This repository contains the solution for plotting exercise 1 in "Exploratory Data Analysis" course. Each plot has an individual R-script named from plot1.R till plot4.R and the diagrams generated by the scripts are the PNG files store in the my_plots subfolder.
-
Dataset: Electric power consumption [20Mb]
-
Description: Measurements of electric power consumption in one household with a one-minute sampling rate over a period of almost 4 years. Different electrical quantities and some sub-metering values are available.
The following descriptions of the 9 variables in the dataset are taken from the UCI web site:
- Date: Date in format dd/mm/yyyy
- Time: time in format hh:mm:ss
- Global_active_power: household global minute-averaged active power (in kilowatt)
- Global_reactive_power: household global minute-averaged reactive power (in kilowatt)
- Voltage: minute-averaged voltage (in volt)
- Global_intensity: household global minute-averaged current intensity (in ampere)
- Sub_metering_1: energy sub-metering No. 1 (in watt-hour of active energy). It corresponds to the kitchen, containing mainly a dishwasher, an oven and a microwave (hot plates are not electric but gas powered).
- Sub_metering_2: energy sub-metering No. 2 (in watt-hour of active energy). It corresponds to the laundry room, containing a washing-machine, a tumble-drier, a refrigerator and a light.
- Sub_metering_3: energy sub-metering No. 3 (in watt-hour of active energy). It corresponds to an electric water-heater and an air-conditioner.
Dataset has 2,075,259 rows and 9 columns such that the first two columns are strings of 10 characters and 8 characters; while the remaining 7 columns are just floating point numbers. Being read into R, this dataset would consume approximately the following amount of RAM: 2,075,259 * (10 bytes/string + 8 bytes/string + 7 * 8 bytes/numeric) = 153,569,166 bytes = ~146.5 MB Note that this estimate is quite close to the size of the unpacked dataset TXT gfile (129 MB). Even though it would be nice not to read all this data into the memory, this size of a table should be fine for every modern computer.
Since the exercise requires using only the data from the dates 2007-02-01 and 2007-02-02, the data rows corresponding to other dates are not taken into fileteredData table.

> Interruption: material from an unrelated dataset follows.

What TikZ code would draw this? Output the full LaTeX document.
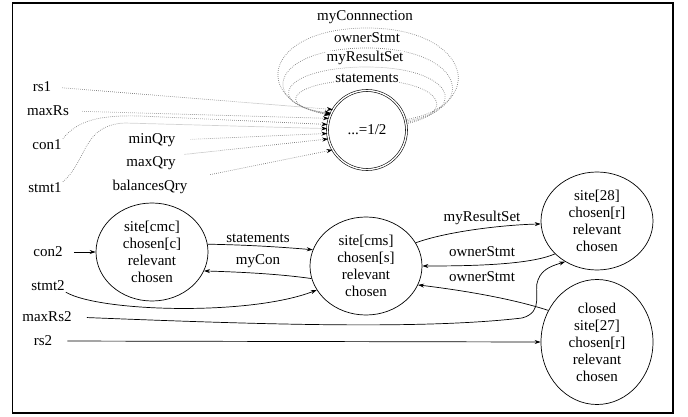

While reading the dataset into R, all numeric columns were converted into "numeric" type of data, but the first two columns for date and time remain intact as "character" strings. In addition to that, all empty rows are ignored and all the missing values originally denoted by question marks are converted into R's own "NA".
To make plotting a bit easier, an additional column "Date_Time" is added to to the filteredData table. That column contains the merged values of date and time converted into R internal format. NB: The original "Date" and "Time" columns remain as character strings and cannot be used anywhere untill they are converted.
Each R script verifies first if it has the source dataset. If not, it will download it locally and unpack for further use. After that, the dataset is read, filtered and converted to become suitable for the plots.
Generated plots are saved it to a PNG files with a dimantions of 480 pixels by 480 pixels and transparent background. The PNG files could be found in the my_plots subfolder from the one where the R script was ran.